三方を山に囲まれた、盆地にある京都市。その山々を巡る「京都一周トレイル」は、4つのコース、全長約80㎞で、自然を満喫しながら歴史や文化にも触れることができます。東山コースは、伏見稲荷駅から比叡山ケーブル駅まで続く24.6㎞の最長コース。今回は大文字山の四ツ辻から、瓜生山登山口までを紹介します。
沢の流れに沿って楼門の滝へ
大文字山の四ツ辻からは沢に沿って下り、「楼門の滝」を目指します。歩いているとだんだんと水の音が大きくなり、「俊寛僧都忠誠之碑」が見えてきました。後方に回ると、岩肌を流れ落ちる楼門の滝が。かつてこの地に如意寺があったことから、「如意滝」とも呼ばれています。

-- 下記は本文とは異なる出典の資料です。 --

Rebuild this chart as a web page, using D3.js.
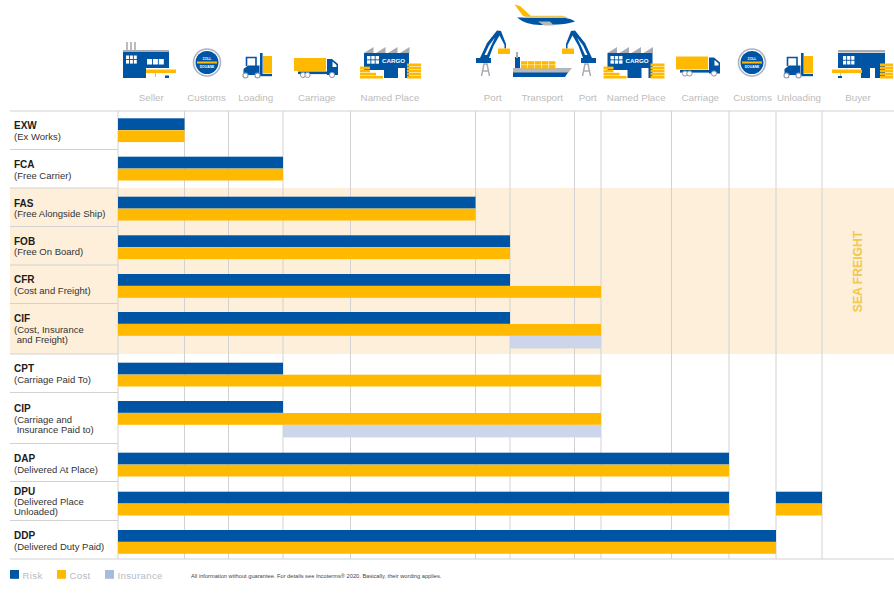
<!DOCTYPE html>
<html>
<head>
<meta charset="utf-8">
<title>Incoterms 2020</title>
<script src="https://cdn.jsdelivr.net/npm/d3@7"></script>
<style>
  html, body { margin: 0; padding: 0; background: #fff; }
  svg { display: block; font-family: "Liberation Sans", Arial, sans-serif; }
  text { white-space: pre; }
</style>
</head>
<body>
<div id="chart"></div>
<script>
// stages of the transport chain, left to right
var stages = ["Seller", "Customs", "Loading", "Carriage", "Named Place", "Port", "Transport", "Port",
              "Named Place", "Carriage", "Customs", "Unloading", "Buyer"];

// terms, values are stage numbers where the responsibility starts / ends
var terms = ["EXW", "FCA", "FAS", "FOB", "CFR", "CIF", "CPT", "CIP", "DAP", "DPU", "DDP"];
var termNames = [
    ["(Ex Works)"],
    ["(Free Carrier)"],
    ["(Free Alongside Ship)"],
    ["(Free On Board)"],
    ["(Cost and Freight)"],
    ["(Cost, Insurance", " and Freight)"],
    ["(Carriage Paid To)"],
    ["(Carriage and", " Insurance Paid to)"],
    ["(Delivered At Place)"],
    ["(Delivered Place", "Unloaded)"],
    ["(Delivered Duty Paid)"]
];
var riskSpans = [
    [[0, 1]], [[0, 3]], [[0, 5]], [[0, 6]], [[0, 6]], [[0, 6]],
    [[0, 3]], [[0, 3]], [[0, 10]], [[0, 10], [11, 12]], [[0, 11]]
];
var costSpans = [
    [[0, 1]], [[0, 3]], [[0, 5]], [[0, 6]], [[0, 8]], [[0, 8]],
    [[0, 8]], [[0, 8]], [[0, 10]], [[0, 10], [11, 12]], [[0, 11]]
];
var insuranceSpans = [[], [], [], [], [], [[6, 8]], [], [[3, 8]], [], [], []];

var legendLabels = ["Risk", "Cost", "Insurance"];
var seaFreightTerms = ["FAS", "FOB", "CFR", "CIF"];
var note = "All information without guarantee. For details see Incoterms\u00AE 2020. Basically, their wording applies.";

// layout: the columns and rows are not even so both scales are piecewise
var width = 894, height = 601;
var stageEdges = [118, 184.5, 228.5, 283, 350.5, 475.5, 510, 574.5, 601, 671.5, 729, 776, 822, 894];
var rowEdges = [111, 149.5, 188, 226.5, 265, 303.5, 354, 392.5, 443.5, 481.5, 520.5, 559];
var barTops = [118.3, 156.7, 196.7, 235.3, 274, 312, 362.7, 401, 452.7, 491.7, 530];
var titleBase = [129, 168, 206.5, 244.5, 283, 322, 372, 412, 462, 494.5, 539];
var barH = 11.8;

var blue = "#0054a4", gold = "#ffb900", pale = "#cdd5ea", band = "#fdefd9",
    grid = "#d2d2d2", grey = "#a9adb3";

var x = d3.scaleLinear().domain(d3.range(stageEdges.length)).range(stageEdges);
var y = d3.scaleLinear().domain(d3.range(rowEdges.length)).range(rowEdges);
var barY = d3.scaleOrdinal().domain(terms).range(barTops);

var svg = d3.select("#chart").append("svg")
    .attr("width", width)
    .attr("height", height)
    .attr("viewBox", [0, 0, width, height]);

// sea freight band
var seaFirst = terms.indexOf(seaFreightTerms[0]);
var seaLast = terms.indexOf(seaFreightTerms[seaFreightTerms.length - 1]);
svg.append("rect")
    .attr("x", 10)
    .attr("y", y(seaFirst))
    .attr("width", width - 10)
    .attr("height", y(seaLast + 1) - y(seaFirst))
    .attr("fill", band);

// grid
svg.append("g").selectAll("line")
    .data(d3.range(stages.length))
    .join("line")
    .attr("x1", function(d) { return x(d); })
    .attr("x2", function(d) { return x(d); })
    .attr("y1", y(0))
    .attr("y2", y(terms.length))
    .attr("stroke", grid);

svg.append("g").selectAll("line")
    .data(d3.range(terms.length + 1))
    .join("line")
    .attr("x1", 10)
    .attr("x2", function(d) { return d == 0 || d == terms.length ? width : x(0); })
    .attr("y1", function(d) { return y(d); })
    .attr("y2", function(d) { return y(d); })
    .attr("stroke", grid)
    .attr("stroke-width", function(d) { return d == 0 || d == terms.length ? 1.2 : 1; });

// bars, one group per term
function drawBars(spans, colour, offset, h) {
    terms.forEach(function(term, i) {
        svg.selectAll(null)
            .data(spans[i])
            .enter()
            .append("rect")
            .attr("x", function(d) { return x(d[0]); })
            .attr("y", barY(term) + offset)
            .attr("width", function(d) { return x(d[1]) - x(d[0]); })
            .attr("height", h)
            .attr("fill", colour);
    });
}
drawBars(insuranceSpans, pale, 24, 12.4);
drawBars(riskSpans, blue, 0, barH);
drawBars(costSpans, gold, 12, barH);

// row labels
var labels = svg.append("g").attr("font-size", 9.5).attr("fill", "#333");
terms.forEach(function(term, i) {
    labels.append("text")
        .attr("x", 14)
        .attr("y", titleBase[i])
        .attr("font-size", 10)
        .attr("font-weight", "bold")
        .attr("fill", "#1c1c1c")
        .text(term);
    termNames[i].forEach(function(line, j) {
        labels.append("text")
            .attr("x", 14)
            .attr("y", titleBase[i] + 10.7 + j * 10)
            .text(line);
    });
});

// stage labels, first Named Place label sits off centre in the original
svg.append("g").selectAll("text")
    .data(stages)
    .join("text")
    .attr("x", function(d, i) { return (x(i) + x(i + 1)) / 2 + (i == 4 ? -23 : 0); })
    .attr("y", function(d, i) { return i == 5 ? 100.5 : 101; })
    .attr("text-anchor", "middle")
    .attr("font-size", 9.8)
    .attr("fill", "#bcbcbc")
    .text(function(d) { return d; });

// sea freight caption
svg.append("text")
    .attr("transform", "translate(861.5,271.5) rotate(-90)")
    .attr("text-anchor", "middle")
    .attr("font-size", 12.2)
    .attr("font-weight", "bold")
    .attr("fill", "#f2c94f")
    .text("SEA FREIGHT");

// legend
var legendColours = [blue, gold, "#a9bbdd"];
var legendX = d3.scaleOrdinal().domain(legendLabels).range([10, 57, 105]);
var legend = svg.append("g").selectAll("g")
    .data(legendLabels)
    .join("g")
    .attr("transform", function(d) { return "translate(" + legendX(d) + ",570)"; });
legend.append("rect")
    .attr("width", 9)
    .attr("height", 8.8)
    .attr("fill", function(d, i) { return legendColours[i]; });
legend.append("text")
    .attr("x", 12.5)
    .attr("y", 8.8)
    .attr("font-size", 9.6)
    .attr("letter-spacing", 0.35)
    .attr("fill", "#b4bac6")
    .text(function(d) { return d; });

svg.append("text")
    .attr("x", 191)
    .attr("y", 578)
    .attr("font-size", 5.7)
    .attr("fill", "#444")
    .text(note);

// ---- pictograms ----
function box(g, x0, y0, w, h, fill) {
    return g.append("rect").attr("x", x0).attr("y", y0).attr("width", w).attr("height", h).attr("fill", fill);
}
function poly(g, d, fill) {
    return g.append("path").attr("d", d).attr("fill", fill);
}
function windows(g, x0, y0, cols, rows, w, h) {
    for (var c = 0; c < cols; c++)
        for (var r = 0; r < rows; r++)
            box(g, x0 + c * (w + 0.9), y0 + r * (h + 0.9), w, h, "#fff");
}
function goods(g, x0, bottom, w, layers) {
    for (var l = 0; l < layers; l++)
        box(g, x0, bottom - (l + 1) * 3.1 + 0.5, w, 2.6, gold);
}
function icon(dx, dy) {
    return svg.append("g").attr("transform", "translate(" + dx + "," + dy + ")");
}

function drawSeller() {
    var g = icon(0, 0);
    [127, 131, 135].forEach(function(c) { box(g, c - 0.8, 42, 1.6, 9, grey); });
    box(g, 123, 50, 46, 2.2, grey);
    poly(g, "M123,52H169V68H146V78H123Z", blue);
    box(g, 165, 75.5, 4, 2.5, blue);
    windows(g, 126, 55.5, 3, 2, 3, 3.6);
    windows(g, 147, 59, 3, 1, 5, 5.5);
    box(g, 146, 69.5, 30, 3.6, gold);
    box(g, 155, 73, 0.8, 4, grey);
}
function drawCustoms(cx) {
    var g = icon(cx, 62.5);
    g.append("circle").attr("r", 13.5).attr("fill", "#fff").attr("stroke", "#a9b4c6").attr("stroke-width", 1.6);
    g.append("circle").attr("r", 11.5).attr("fill", blue);
    box(g, -10, -1, 20, 2, gold);
    g.append("text").attr("y", -3).attr("text-anchor", "middle").attr("font-size", 3.4).attr("font-weight", "bold").attr("fill", "#fff").text("ZOLL");
    g.append("text").attr("y", 5.4).attr("text-anchor", "middle").attr("font-size", 3.4).attr("font-weight", "bold").attr("fill", "#fff").text("DOUANE");
}
function drawForklift(dx) {
    var g = icon(dx, 0);
    box(g, 263, 56, 9, 17.5, gold);
    box(g, 260, 53, 2.6, 23, blue);
    box(g, 260, 74, 12, 2.2, blue);
    g.append("path").attr("d", "M246.5,66V57.5H256V66").attr("fill", "none").attr("stroke", blue).attr("stroke-width", 1.6);
    poly(g, "M243.5,75V69L248,65.5H259.5V75Z", blue);
    [245.5, 257.5].forEach(function(c) {
        g.append("circle").attr("cx", c).attr("cy", 75.5).attr("r", 2.5).attr("fill", "#fff").attr("stroke", "#8e99a8").attr("stroke-width", 1.1);
    });
}
function drawTruck(dx, dy) {
    var g = icon(dx, dy);
    box(g, 294, 58, 32, 13, gold);
    poly(g, "M327,59H332L338,64V75H327Z", blue);
    poly(g, "M332.5,61.5L336.5,65V67H332.5Z", "#fff");
    box(g, 298, 71.5, 30, 2.6, blue);
    [303, 307.5, 332].forEach(function(c) {
        g.append("circle").attr("cx", c).attr("cy", 75).attr("r", 2.6).attr("fill", "#fff").attr("stroke", "#8e99a8").attr("stroke-width", 1);
    });
}
function drawWarehouse(dx) {
    var g = icon(dx, 0);
    [364, 376, 388, 400].forEach(function(s) {
        poly(g, "M" + s + ",53L" + (s + 9.5) + ",47V53Z", grey);
    });
    poly(g, "M364,53H409V78H405V68H398V78H384V70H364Z", blue);
    windows(g, 367, 56, 3, 2, 3.4, 3.4);
    g.append("text").attr("x", 382).attr("y", 62.5).attr("font-size", 6.2).attr("font-weight", "bold").attr("fill", "#fff").text("CARGO");
    goods(g, 360, 78.5, 23, 1);
    goods(g, 360, 75.4, 16, 1);
    goods(g, 360, 72.3, 10, 2);
    goods(g, 407, 78.5, 14, 5);
}
function drawCrane(mirror) {
    // right crane is the left one flipped around the middle of the ship
    var g = mirror ? svg.append("g").attr("transform", "translate(1072,0) scale(-1,1)") : icon(0, 0);
    g.append("path").attr("d", "M481.5,76L484,64H487L489.5,76M482.5,71H488.5").attr("fill", "none").attr("stroke", grey).attr("stroke-width", 1.5);
    box(g, 476, 58, 15, 5, blue);
    poly(g, "M480,58L487,43L497,30.5L501,31L506,44V48.5H504.5V45L499.5,35.5L493.5,46L489,58Z", blue);
    poly(g, "M484.5,55L489,45.5L495,37.5L490.5,47L487,55Z", "#fff");
    box(g, 498, 48.5, 12, 5.5, gold);
}
function drawShip() {
    var g = icon(0, 0);
    poly(g, "M513,68H572L568,73H513Z", "#b4b8bd");
    poly(g, "M513,72.5H568L565,77H513Z", blue);
    box(g, 515, 57, 5, 11, blue);
    box(g, 516, 52, 2, 6, grey);
    for (var c = 0; c < 5; c++)
        for (var r = 0; r < 2; r++)
            box(g, 521 + c * 7, 61.2 + r * 3.9, 6.4, 3.4, gold);
}
function drawPlane() {
    var g = icon(0, 0);
    poly(g, "M514.5,4.5L520,6L531,16H523Z", gold);
    poly(g, "M517,17.5H562Q572,18.5 575,21.5Q566,25 540,25Q526,25 517,17.5Z", blue);
    poly(g, "M526,15.8H562Q566,16.2 568,18H522Z", "#e9c65a");
    poly(g, "M538,21.5H550L554,25.5H544Z", "#b4b8bd");
}
function drawBuyer() {
    var g = icon(0, 0);
    box(g, 838, 50, 47, 2.5, grey);
    poly(g, "M838,53H885V78H875V68H870V78H861V68H838Z", blue);
    windows(g, 843, 56, 3, 2, 3.2, 3.8);
    box(g, 832, 69.5, 30, 3.6, gold);
    box(g, 840, 73, 0.8, 4, grey);
    box(g, 838, 76, 4, 2, blue);
    goods(g, 880, 78.5, 13, 5);
}

drawSeller();
drawCustoms(207);
drawForklift(0);
drawTruck(0, 0);
drawWarehouse(0);
drawCrane(false);
drawCrane(true);
drawShip();
drawPlane();
drawWarehouse(243.5);
drawTruck(382, -1.5);
drawCustoms(752);
drawForklift(541);
drawBuyer();
</script>
</body>
</html>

滝からさらに山を下ると、林道と合流します。その近くにあるのは、浪切不動尊を祀る鹿ヶ谷山瑞光院。境内奥には滝行場があり、楼門の滝から続く神聖な水が流れ込んでいました。
観光名所が集まる鹿ヶ谷
瑞光院からは、古刹が並ぶ鹿ヶ谷一帯へ。ノートルダム女学院を過ぎると、谷御所・霊鑑寺に着きます。皇室ゆかりの尼寺で、通常は非公開ですが春の椿や秋の紅葉に合わせて特別公開されています。
ルート沿いには中風除けのかぼちゃ供養で知られる安楽寺や、浄土宗の宗祖・法然上人ゆかりの寺で美しい方丈庭園が見られる法然院など、見どころがたくさん。銀閣寺の門前まで、ゆっくりと散策してみましょう。大文字四ツ辻から銀閣寺まで、1時間ほどです。
花を売る行商人「白川女」の北白川
銀閣寺門前から白川通に出て浄土寺橋を渡り、閑静な住宅街を進みます。北白川一帯は山中越(志賀越)の街道集落として栄えた場所。今でも趣のある家々が並んでいます。白川石や花の里として有名で、当時は行商人の「白川女」が京の街まで売りに出ていました。北白川天神宮はその発祥の地と言われ、境内には白川女の石碑が見られます。
北白川教会を過ぎると、目の前には日本バプテスト病院。そこから瓜生山の頂上へ、再び山道を行きます。